2. Prospective Buyer hereby agrees that it, its employees, agents, assigns, affiliates or consultants will not make any contact with, deal with, or otherwise involve with any transaction contemplated hereunder with any corporation or individuals buyers with any prospective seller introduced by Paragon, separately or individually, and its associates without the permission or knowledge of Paragon.
3. Prospective Buyer hereby agrees to keep confidential the names, contact information, location, business type and any confidential information of any companies, corporations, organizations, individuals or groups of individuals, who are introduced to Prospective Buyer for possible acquisition, investment or merger. Such identity shall remain confidential for the two (2) year duration of this Agreement and including the duration of any Confidentiality Agreement executed between Prospective Buyer and a Client Company.
4. Prospective Buyer and Paragon hereby confirms to the other that any information disclosed to or by the other, or any discussions held between them, prior to the date hereof, shall be subject to the terms of this Confidentiality Agreement. Either party can terminate this Agreement at any time.
Note: As a buyer/investor “Buyer”, it is your responsibility upon receiving information on businesses for sale to respond in a prompt, courteous, and professional manner after your review of the information provided.

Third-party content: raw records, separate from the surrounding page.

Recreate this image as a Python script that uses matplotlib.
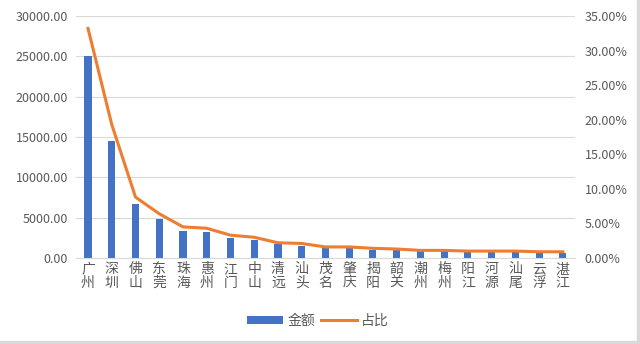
import matplotlib
matplotlib.use("Agg")
import matplotlib.pyplot as plt
from matplotlib.ticker import FuncFormatter
from matplotlib.patches import Rectangle
import numpy as np

plt.rcParams['font.family'] = ['Noto Sans CJK SC', 'DejaVu Sans']

# city names and values
cities = ["广州", "深圳", "佛山", "东莞", "珠海", "惠州", "江门", "中山", "清远", "汕头", "茂名",
          "肇庆", "揭阳", "韶关", "潮州", "梅州", "阳江", "河源", "汕尾", "云浮", "湛江"]
amount = [25100, 14500, 6650, 4780, 3350, 3220, 2480, 2220, 1690, 1530, 1200,
          1200, 1030, 950, 830, 830, 750, 750, 720, 700, 650]
share = [33.2, 19.3, 8.8, 6.4, 4.5, 4.3, 3.3, 3.0, 2.2, 2.1, 1.6,
         1.6, 1.4, 1.3, 1.1, 1.1, 1.0, 1.0, 1.0, 0.9, 0.9]

blue = "#4472C4"
orange = "#ED7D31"
grey = "#595959"

fig = plt.figure(figsize=(6.4, 3.44), dpi=100)
# light grey frame strips at the right and bottom edges
fig.patches.append(Rectangle((0.995, 0), 0.005, 1, transform=fig.transFigure,
                             color="#D9D9D9", zorder=0))
fig.patches.append(Rectangle((0, 0), 1, 0.009, transform=fig.transFigure,
                             color="#D9D9D9", zorder=0))

ax = fig.add_axes([0.119, 0.25, 0.779, 0.7035])
x = np.arange(len(cities))

ax.bar(x, amount, width=0.3, color=blue, label="金额", zorder=2)
ax.set_ylim(0, 30000)
ax.set_yticks(range(0, 30001, 5000))
ax.yaxis.set_major_formatter(FuncFormatter(lambda v, p: f"{v:.2f}"))
ax.set_xlim(-0.5, len(cities) - 0.5)
ax.set_xticks(x)
ax.set_xticklabels(["\n".join(c) for c in cities], color=grey, linespacing=0.95)
ax.grid(axis="y", color="#D9D9D9", linewidth=0.8, zorder=0)
for s in ["top", "left", "right"]:
    ax.spines[s].set_visible(False)
ax.spines["bottom"].set_color("#D9D9D9")
ax.tick_params(axis="y", length=0, labelsize=9, colors=grey, pad=6)
ax.tick_params(axis="x", length=0, pad=3, labelsize=10, colors=grey)

ax2 = ax.twinx()
ax2.plot(x, share, color=orange, linewidth=2.2, label="占比", zorder=3)
ax2.set_ylim(0, 35)
ax2.set_yticks(range(0, 36, 5))
ax2.yaxis.set_major_formatter(FuncFormatter(lambda v, p: f"{v:.2f}%"))
for s in ["top", "left", "right", "bottom"]:
    ax2.spines[s].set_visible(False)
ax2.tick_params(axis="y", length=0, labelsize=9, colors=grey, pad=7)

h1, l1 = ax.get_legend_handles_labels()
h2, l2 = ax2.get_legend_handles_labels()
fig.legend(h1 + h2, l1 + l2, loc="center", bbox_to_anchor=(0.497, 0.068), ncol=2,
           frameon=False, fontsize=10, handlelength=2.6, handleheight=0.5,
           columnspacing=0.4, handletextpad=0.3, labelcolor=grey)

fig.savefig("out.png", dpi=100)
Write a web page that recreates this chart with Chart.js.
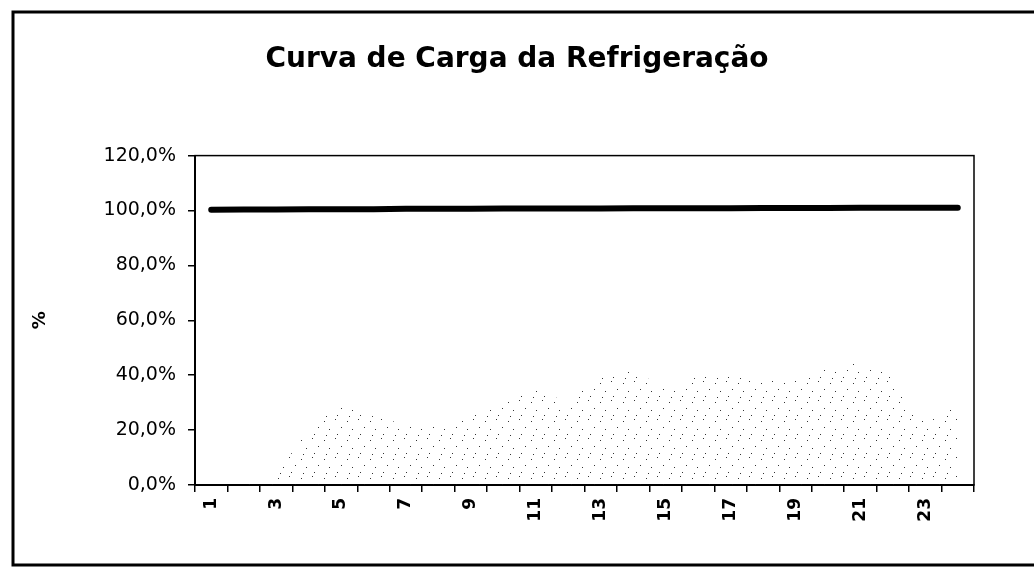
<!DOCTYPE html>
<html>
<head>
<meta charset="utf-8">
<script src="https://cdn.jsdelivr.net/npm/chart.js@4.4.1/dist/chart.umd.min.js"></script>
<style>
  html, body { margin: 0; padding: 0; background: #fff; }
  #wrap { width: 1034px; height: 569px; position: relative; }
</style>
</head>
<body>
<div id="wrap"><canvas id="chart1"></canvas></div>
<script>
// hours of the day
const hours = ['1','2','3','4','5','6','7','8','9','10','11','12','13','14','15','16','17','18','19','20','21','22','23','24'];
// refrigeration load curve (%), thick black line
const cargaRefrig = [100.3, 100.4, 100.4, 100.5, 100.5, 100.5, 100.6, 100.6, 100.6, 100.7, 100.7, 100.7, 100.7, 100.8, 100.8, 100.8, 100.8, 100.9, 100.9, 100.9, 101.0, 101.0, 101.0, 101.0];
// faint stippled series underneath (%)
const cargaFundo = [0, 0, 4, 20, 30, 25, 22, 22, 25, 30, 35, 30, 40, 42, 35, 40, 40, 38, 38, 43, 45, 40, 22, 30];
const yTicks = [0, 20, 40, 60, 80, 100, 120];

const fontMain = 'DejaVu Sans';

// scanned-look stipple for the background series
const pc = document.createElement('canvas');
pc.width = 23; pc.height = 19;
const pctx = pc.getContext('2d');
pctx.fillStyle = '#333';
[[2,3],[13,1],[19,9],[7,11],[15,16],[4,17]].forEach(p => pctx.fillRect(p[0], p[1], 1, 1));
const stipple = pctx.createPattern(pc, 'repeat');

// outer frame + full plot box
const frames = {
    id: 'frames',
    afterDraw(chart){
        const c = chart.ctx;
        const a = chart.chartArea;
        c.save();
        c.strokeStyle = '#000';
        c.lineWidth = 1.5;
        c.strokeRect(a.left, a.top, a.right - a.left, a.bottom - a.top);
        c.lineWidth = 3;
        c.beginPath();
        c.moveTo(1034, 12);
        c.lineTo(13, 12);
        c.lineTo(13, 565);
        c.lineTo(1034, 565);
        c.stroke();
        c.restore();
    }
};

let MyChart = document.getElementById('chart1').getContext('2d');
let refrigChart = new Chart(MyChart, {
    type: 'line',
    data: {
        labels: hours,
        datasets: [{
            label: 'Carga',
            data: cargaRefrig,
            borderColor: '#000',
            borderWidth: 6,
            borderCapStyle: 'round',
            pointRadius: 0,
            fill: false,
            order: 1
        }, {
            label: 'Fundo',
            data: cargaFundo,
            borderWidth: 0,
            borderColor: 'rgba(0,0,0,0)',
            backgroundColor: stipple,
            pointRadius: 0,
            fill: 'origin',
            order: 2
        }]
    },
    options: {
        responsive: true,
        maintainAspectRatio: false,
        animation: false,
        layout: { padding: { left: 60, right: 60, top: 10, bottom: 22 } },
        plugins: {
            legend: { display: false },
            tooltip: { enabled: false },
            title: {
                display: true,
                text: 'Curva de Carga da Refrigeração',
                color: '#000',
                font: { family: fontMain, size: 28, weight: 'bold' },
                padding: { top: 33, bottom: 79 }
            }
        },
        scales: {
            x: {
                offset: true,
                grid: { offset: true, drawOnChartArea: false, tickLength: 7, color: '#000', lineWidth: 1.5 },
                border: { color: '#000', width: 2 },
                ticks: {
                    autoSkip: false,
                    maxRotation: 90,
                    minRotation: 90,
                    color: '#000',
                    padding: 6,
                    font: { family: fontMain, size: 17, weight: 'bold' },
                    callback: function(v, i){ return i % 2 === 0 ? hours[i] : ''; }
                },
                afterFit(scale){ scale.height = 62; }
            },
            y: {
                min: 0,
                max: 120,
                afterBuildTicks(scale){ scale.ticks = yTicks.map(v => ({ value: v })); },
                grid: { drawOnChartArea: false, tickLength: 7, color: '#000', lineWidth: 1.5 },
                border: { color: '#000', width: 2 },
                ticks: {
                    color: '#000',
                    padding: 12,
                    font: { family: fontMain, size: 19 },
                    callback: v => v.toFixed(1).replace('.', ',') + '%'
                },
                title: {
                    display: true,
                    text: '%',
                    color: '#000',
                    font: { family: fontMain, size: 18, weight: 'bold' },
                    padding: { top: -30, bottom: 0 }
                },
                afterFit(scale){ scale.width = 135; }
            }
        }
    },
    plugins: [frames]
});
</script>
</body>
</html>
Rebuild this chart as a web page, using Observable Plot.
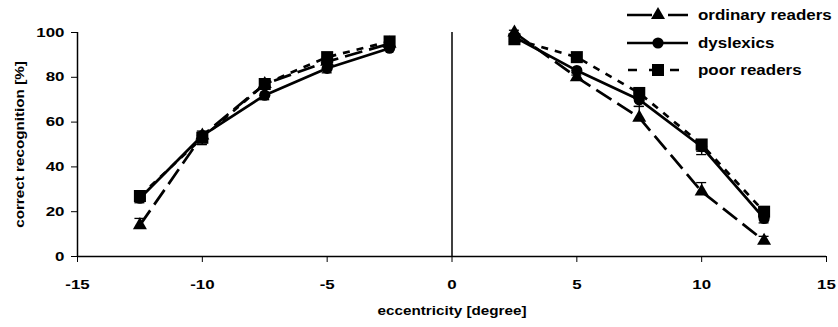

Buyer agrees that he/she is serious about buying or investing in a business and is financially qualified to purchase a business in the price range, SIC code, and geographic location designated herein.
As a buyer, it is your express obligation to keep Paragon Ventures informed of negotiations, purchase agreements or ownership transfers between buyer and Seller and to otherwise keep Paragon informed of any material changes to your buying criteria and contact information.
Buyer agrees that the information received through Paragon Ventures is for the express purpose of investigating the venture for purchase, merger, acquisition, or investment and for business purposes that are legal under U.S. federal, state, and local laws.
Buyer agrees that said information will not be released or forwarded to any party other than buyer and that all information and names of businesses received from Paragon shall be treated as confidential.
Buyer further warrants that the information provided herein is true, accurate and complete.